"""
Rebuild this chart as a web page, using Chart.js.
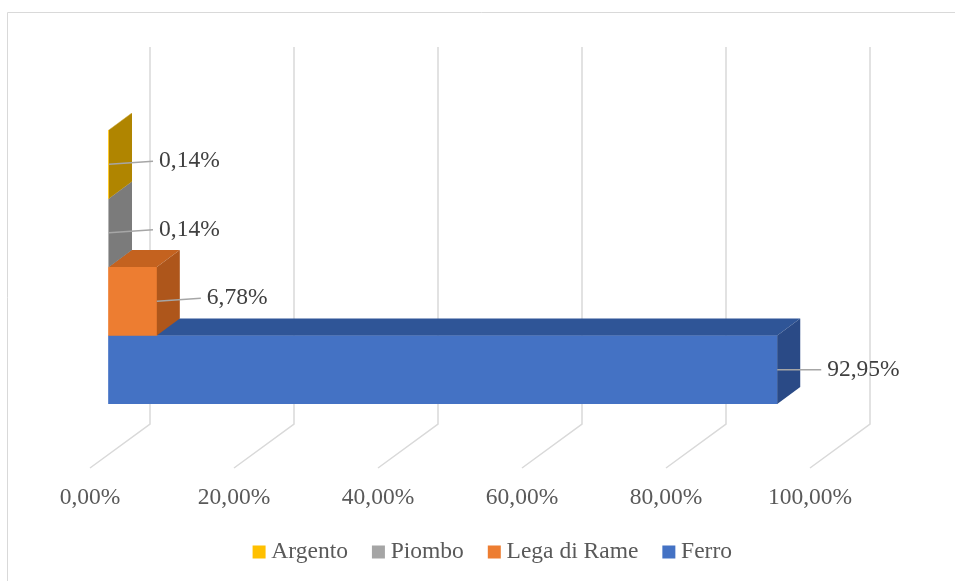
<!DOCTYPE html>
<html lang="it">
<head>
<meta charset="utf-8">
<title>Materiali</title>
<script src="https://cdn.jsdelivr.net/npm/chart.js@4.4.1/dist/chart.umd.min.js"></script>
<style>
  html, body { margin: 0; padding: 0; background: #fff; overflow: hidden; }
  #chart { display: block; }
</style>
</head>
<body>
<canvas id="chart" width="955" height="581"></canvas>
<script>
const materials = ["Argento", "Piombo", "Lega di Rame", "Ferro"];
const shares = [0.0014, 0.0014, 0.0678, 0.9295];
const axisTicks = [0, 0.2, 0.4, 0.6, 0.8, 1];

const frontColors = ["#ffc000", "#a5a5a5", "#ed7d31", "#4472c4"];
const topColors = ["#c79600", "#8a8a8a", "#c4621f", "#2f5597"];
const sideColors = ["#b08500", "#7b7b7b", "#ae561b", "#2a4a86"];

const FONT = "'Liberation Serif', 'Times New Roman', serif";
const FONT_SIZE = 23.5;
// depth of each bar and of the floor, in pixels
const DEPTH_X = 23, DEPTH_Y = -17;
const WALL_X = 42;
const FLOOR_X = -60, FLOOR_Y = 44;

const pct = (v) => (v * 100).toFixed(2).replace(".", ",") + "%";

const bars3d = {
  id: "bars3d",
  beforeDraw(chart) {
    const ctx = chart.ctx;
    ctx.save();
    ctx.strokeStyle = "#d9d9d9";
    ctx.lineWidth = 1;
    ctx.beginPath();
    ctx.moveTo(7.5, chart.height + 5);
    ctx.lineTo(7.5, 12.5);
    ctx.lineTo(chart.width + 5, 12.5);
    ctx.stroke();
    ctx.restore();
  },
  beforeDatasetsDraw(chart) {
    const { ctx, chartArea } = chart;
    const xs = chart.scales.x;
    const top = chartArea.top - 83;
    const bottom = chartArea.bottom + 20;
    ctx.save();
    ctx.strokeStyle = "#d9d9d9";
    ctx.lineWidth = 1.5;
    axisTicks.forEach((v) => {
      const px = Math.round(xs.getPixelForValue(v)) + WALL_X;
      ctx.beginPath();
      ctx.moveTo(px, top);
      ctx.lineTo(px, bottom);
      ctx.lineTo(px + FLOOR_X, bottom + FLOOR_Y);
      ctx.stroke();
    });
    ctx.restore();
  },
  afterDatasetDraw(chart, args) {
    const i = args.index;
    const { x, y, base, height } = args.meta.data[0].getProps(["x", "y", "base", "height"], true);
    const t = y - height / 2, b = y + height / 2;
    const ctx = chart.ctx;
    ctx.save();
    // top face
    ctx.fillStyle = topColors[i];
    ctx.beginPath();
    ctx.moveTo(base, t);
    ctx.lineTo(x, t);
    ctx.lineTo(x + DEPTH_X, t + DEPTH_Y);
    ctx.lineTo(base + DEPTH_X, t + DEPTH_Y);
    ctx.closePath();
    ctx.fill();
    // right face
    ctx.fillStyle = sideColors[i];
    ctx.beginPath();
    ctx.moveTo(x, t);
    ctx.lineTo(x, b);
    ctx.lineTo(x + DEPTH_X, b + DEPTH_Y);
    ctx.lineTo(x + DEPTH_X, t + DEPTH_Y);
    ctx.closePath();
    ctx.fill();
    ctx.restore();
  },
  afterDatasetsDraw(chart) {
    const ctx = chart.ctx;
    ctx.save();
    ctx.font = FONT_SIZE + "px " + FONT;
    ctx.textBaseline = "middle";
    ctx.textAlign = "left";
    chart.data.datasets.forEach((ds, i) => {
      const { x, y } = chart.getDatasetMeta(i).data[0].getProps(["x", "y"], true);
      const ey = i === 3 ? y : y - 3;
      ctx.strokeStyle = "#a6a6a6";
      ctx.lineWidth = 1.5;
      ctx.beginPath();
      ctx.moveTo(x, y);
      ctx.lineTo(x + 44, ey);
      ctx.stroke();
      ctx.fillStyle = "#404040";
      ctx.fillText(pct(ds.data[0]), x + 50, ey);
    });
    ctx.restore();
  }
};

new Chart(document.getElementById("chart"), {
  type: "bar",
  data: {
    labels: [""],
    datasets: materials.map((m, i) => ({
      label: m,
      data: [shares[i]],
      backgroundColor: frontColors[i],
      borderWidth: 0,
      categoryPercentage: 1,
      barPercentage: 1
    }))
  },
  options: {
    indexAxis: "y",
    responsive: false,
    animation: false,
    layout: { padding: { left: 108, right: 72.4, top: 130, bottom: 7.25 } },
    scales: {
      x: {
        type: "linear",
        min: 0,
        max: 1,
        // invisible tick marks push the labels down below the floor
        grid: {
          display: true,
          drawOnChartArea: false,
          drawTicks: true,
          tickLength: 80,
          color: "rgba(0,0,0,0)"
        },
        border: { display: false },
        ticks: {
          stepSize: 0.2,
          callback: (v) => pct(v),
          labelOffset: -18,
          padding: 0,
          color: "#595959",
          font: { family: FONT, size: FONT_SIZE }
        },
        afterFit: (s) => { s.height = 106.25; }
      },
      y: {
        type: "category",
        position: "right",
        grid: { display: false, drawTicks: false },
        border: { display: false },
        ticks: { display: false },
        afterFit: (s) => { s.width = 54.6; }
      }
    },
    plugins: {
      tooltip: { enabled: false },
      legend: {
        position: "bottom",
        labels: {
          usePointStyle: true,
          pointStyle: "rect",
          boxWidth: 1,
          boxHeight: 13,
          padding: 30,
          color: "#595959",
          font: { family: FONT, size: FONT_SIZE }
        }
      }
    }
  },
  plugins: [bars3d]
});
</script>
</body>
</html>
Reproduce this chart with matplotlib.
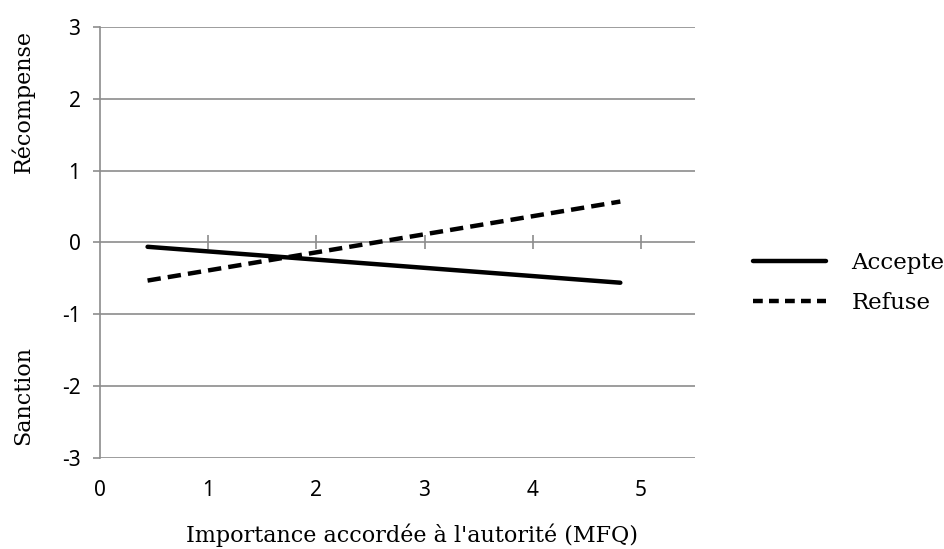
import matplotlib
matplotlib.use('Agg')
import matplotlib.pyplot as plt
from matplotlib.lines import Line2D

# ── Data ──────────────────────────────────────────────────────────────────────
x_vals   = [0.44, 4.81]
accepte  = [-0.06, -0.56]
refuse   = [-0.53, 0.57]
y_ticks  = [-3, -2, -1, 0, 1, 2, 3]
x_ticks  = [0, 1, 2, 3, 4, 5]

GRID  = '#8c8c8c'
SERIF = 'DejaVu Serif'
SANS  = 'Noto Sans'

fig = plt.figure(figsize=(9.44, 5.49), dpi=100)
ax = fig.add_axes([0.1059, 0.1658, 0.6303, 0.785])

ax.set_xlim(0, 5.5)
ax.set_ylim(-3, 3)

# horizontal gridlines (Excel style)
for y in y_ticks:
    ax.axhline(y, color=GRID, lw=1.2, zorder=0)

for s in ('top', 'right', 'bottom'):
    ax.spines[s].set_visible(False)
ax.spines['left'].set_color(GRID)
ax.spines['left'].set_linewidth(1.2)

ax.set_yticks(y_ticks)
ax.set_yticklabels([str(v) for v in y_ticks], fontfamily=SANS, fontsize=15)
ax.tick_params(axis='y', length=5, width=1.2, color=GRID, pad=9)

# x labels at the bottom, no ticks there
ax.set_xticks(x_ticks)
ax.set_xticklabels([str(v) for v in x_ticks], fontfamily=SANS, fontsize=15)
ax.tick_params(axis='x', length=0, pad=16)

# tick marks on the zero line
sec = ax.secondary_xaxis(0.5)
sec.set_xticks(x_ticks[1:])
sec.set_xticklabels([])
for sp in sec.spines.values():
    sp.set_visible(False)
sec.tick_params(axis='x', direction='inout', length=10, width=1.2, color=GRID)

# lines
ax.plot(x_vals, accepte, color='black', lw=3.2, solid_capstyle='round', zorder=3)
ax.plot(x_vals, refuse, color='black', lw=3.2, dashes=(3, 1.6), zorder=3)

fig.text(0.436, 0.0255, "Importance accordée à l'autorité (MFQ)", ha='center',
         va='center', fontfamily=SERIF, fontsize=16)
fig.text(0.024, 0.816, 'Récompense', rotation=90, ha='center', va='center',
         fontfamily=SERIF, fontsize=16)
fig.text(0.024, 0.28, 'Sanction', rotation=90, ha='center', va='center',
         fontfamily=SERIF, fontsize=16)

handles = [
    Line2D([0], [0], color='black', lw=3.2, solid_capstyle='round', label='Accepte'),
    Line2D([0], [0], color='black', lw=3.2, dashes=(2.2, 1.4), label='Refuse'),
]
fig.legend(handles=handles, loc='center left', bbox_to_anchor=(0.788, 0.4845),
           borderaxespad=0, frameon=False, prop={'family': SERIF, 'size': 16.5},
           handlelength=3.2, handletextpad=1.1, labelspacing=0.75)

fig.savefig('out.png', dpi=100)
"""
"""
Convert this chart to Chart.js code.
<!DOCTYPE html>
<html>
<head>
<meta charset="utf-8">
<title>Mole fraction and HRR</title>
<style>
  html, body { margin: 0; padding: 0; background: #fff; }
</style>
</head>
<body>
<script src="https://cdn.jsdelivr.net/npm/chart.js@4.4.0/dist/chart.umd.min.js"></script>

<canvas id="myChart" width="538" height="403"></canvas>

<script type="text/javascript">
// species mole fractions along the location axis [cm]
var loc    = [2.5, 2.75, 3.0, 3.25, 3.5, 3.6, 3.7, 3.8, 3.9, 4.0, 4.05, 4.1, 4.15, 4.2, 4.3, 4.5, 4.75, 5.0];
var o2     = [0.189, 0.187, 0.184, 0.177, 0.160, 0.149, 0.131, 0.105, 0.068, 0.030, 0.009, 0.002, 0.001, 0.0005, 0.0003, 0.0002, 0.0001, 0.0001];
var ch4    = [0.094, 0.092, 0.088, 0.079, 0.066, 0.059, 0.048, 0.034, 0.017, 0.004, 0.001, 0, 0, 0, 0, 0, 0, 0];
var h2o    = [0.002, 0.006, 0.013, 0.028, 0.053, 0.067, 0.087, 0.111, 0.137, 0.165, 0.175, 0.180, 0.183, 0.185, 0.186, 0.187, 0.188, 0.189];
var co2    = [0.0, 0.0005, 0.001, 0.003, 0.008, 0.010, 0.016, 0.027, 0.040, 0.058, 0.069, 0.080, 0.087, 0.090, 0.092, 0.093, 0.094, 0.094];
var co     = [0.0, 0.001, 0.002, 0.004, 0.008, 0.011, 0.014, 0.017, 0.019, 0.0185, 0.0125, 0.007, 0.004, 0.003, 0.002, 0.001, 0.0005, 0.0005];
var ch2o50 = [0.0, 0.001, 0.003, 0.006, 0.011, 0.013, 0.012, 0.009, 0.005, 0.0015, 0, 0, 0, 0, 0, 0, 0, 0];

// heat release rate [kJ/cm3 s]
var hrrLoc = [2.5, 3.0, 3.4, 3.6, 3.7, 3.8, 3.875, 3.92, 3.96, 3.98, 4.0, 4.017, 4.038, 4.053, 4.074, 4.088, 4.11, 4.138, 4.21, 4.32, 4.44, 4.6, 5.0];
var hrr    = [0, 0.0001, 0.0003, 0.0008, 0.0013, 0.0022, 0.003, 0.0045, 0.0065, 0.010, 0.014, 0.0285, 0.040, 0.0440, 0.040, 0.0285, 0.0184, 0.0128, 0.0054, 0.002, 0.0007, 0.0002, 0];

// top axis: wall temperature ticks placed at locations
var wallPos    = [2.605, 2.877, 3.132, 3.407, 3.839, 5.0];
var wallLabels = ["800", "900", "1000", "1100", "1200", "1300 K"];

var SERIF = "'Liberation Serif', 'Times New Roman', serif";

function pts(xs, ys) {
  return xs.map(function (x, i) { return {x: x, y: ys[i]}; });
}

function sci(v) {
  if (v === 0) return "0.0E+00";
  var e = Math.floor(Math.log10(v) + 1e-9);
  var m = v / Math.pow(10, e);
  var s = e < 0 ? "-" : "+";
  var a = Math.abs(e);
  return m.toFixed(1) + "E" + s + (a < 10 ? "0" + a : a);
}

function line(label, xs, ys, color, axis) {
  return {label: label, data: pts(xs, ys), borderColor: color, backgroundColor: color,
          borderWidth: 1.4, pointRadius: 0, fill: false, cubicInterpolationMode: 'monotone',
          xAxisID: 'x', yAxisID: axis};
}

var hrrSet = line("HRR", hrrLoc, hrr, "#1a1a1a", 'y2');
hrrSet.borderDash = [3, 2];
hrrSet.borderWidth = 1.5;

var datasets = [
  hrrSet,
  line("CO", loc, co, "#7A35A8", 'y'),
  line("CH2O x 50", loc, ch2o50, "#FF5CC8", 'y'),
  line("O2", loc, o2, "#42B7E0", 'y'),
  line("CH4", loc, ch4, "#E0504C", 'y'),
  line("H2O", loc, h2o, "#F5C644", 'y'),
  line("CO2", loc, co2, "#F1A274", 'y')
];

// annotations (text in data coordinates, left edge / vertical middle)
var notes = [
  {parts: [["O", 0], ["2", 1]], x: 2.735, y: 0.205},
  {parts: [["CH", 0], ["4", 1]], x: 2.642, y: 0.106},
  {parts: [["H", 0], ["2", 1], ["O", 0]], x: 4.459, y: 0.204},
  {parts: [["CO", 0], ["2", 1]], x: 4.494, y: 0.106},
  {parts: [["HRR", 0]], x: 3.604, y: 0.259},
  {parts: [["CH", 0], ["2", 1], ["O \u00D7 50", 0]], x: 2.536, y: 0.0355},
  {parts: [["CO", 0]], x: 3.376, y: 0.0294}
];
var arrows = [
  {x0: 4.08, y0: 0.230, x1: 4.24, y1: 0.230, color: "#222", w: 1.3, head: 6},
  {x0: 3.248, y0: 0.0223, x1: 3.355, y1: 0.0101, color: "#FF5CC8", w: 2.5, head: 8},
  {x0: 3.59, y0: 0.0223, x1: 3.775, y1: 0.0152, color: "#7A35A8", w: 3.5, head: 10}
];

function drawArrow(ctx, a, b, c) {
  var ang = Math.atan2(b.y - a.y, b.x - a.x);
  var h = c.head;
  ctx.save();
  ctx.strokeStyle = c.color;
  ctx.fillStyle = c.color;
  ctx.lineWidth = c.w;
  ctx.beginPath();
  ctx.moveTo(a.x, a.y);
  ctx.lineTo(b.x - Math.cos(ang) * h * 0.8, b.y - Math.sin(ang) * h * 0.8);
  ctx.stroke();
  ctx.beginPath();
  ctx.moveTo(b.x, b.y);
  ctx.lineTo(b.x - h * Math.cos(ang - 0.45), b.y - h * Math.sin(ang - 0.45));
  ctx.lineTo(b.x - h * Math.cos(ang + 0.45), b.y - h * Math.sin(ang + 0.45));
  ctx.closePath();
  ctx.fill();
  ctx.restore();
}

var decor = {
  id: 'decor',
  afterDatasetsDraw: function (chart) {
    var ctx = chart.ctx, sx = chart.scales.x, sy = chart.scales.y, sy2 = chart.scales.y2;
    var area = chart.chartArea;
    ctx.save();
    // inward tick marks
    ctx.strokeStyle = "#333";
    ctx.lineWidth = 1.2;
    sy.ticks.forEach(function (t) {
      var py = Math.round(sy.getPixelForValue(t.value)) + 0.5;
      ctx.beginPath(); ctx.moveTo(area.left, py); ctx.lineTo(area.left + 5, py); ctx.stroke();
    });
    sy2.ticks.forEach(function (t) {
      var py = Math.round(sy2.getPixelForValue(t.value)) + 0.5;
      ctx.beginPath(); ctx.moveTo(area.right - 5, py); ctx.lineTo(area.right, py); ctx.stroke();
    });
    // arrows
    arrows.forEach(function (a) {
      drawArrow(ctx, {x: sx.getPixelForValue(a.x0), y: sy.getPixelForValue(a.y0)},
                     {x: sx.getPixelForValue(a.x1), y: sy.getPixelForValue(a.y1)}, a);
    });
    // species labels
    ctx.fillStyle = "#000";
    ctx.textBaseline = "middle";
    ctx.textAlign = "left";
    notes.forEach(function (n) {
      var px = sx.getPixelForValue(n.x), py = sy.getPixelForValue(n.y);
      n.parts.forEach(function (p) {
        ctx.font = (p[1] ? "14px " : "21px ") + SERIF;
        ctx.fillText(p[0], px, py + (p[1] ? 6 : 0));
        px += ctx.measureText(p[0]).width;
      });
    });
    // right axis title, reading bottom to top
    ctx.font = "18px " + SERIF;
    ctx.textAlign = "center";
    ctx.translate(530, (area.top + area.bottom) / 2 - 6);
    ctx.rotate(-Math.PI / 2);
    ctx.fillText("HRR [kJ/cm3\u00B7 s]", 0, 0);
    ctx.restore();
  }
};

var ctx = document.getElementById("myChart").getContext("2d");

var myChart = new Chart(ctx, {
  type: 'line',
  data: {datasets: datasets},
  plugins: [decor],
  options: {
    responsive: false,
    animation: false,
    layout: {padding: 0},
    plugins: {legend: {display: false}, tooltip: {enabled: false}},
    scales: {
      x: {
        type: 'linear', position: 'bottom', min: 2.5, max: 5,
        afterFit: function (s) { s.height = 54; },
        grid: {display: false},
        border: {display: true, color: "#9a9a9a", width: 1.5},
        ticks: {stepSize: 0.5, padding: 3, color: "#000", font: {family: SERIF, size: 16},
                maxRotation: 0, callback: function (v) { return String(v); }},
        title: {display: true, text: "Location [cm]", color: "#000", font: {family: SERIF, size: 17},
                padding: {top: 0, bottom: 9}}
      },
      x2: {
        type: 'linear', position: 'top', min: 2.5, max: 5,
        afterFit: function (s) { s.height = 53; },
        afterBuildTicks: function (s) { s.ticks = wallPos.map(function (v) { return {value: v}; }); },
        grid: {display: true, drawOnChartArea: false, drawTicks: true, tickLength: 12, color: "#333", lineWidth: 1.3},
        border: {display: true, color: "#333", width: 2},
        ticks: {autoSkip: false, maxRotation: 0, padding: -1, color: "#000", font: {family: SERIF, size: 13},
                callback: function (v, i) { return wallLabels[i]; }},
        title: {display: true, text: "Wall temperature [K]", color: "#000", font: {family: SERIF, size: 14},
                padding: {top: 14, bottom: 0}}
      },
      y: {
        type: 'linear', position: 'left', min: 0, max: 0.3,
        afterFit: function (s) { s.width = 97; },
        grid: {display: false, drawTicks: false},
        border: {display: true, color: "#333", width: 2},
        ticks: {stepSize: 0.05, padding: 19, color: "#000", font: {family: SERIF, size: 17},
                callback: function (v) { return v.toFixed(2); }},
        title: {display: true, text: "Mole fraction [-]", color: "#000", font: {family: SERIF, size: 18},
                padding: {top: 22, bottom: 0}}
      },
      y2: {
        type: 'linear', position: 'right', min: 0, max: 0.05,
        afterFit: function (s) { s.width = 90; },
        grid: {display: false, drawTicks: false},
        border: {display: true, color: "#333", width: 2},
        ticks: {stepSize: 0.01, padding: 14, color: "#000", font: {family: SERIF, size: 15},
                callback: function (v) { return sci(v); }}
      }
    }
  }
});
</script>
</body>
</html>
"""
Given request - Above are some entries; copy exactly the lines from the line with "Rebuild this chart" through the line with "const axisTicks = [0, 0.2, 0.4, 0.6, 0.8, 1];", both included, but none of the pictures.

Solved problem -
Rebuild this chart as a web page, using Chart.js.
<!DOCTYPE html>
<html lang="it">
<head>
<meta charset="utf-8">
<title>Materiali</title>
<script src="https://cdn.jsdelivr.net/npm/chart.js@4.4.1/dist/chart.umd.min.js"></script>
<style>
  html, body { margin: 0; padding: 0; background: #fff; overflow: hidden; }
  #chart { display: block; }
</style>
</head>
<body>
<canvas id="chart" width="955" height="581"></canvas>
<script>
const materials = ["Argento", "Piombo", "Lega di Rame", "Ferro"];
const shares = [0.0014, 0.0014, 0.0678, 0.9295];
const axisTicks = [0, 0.2, 0.4, 0.6, 0.8, 1];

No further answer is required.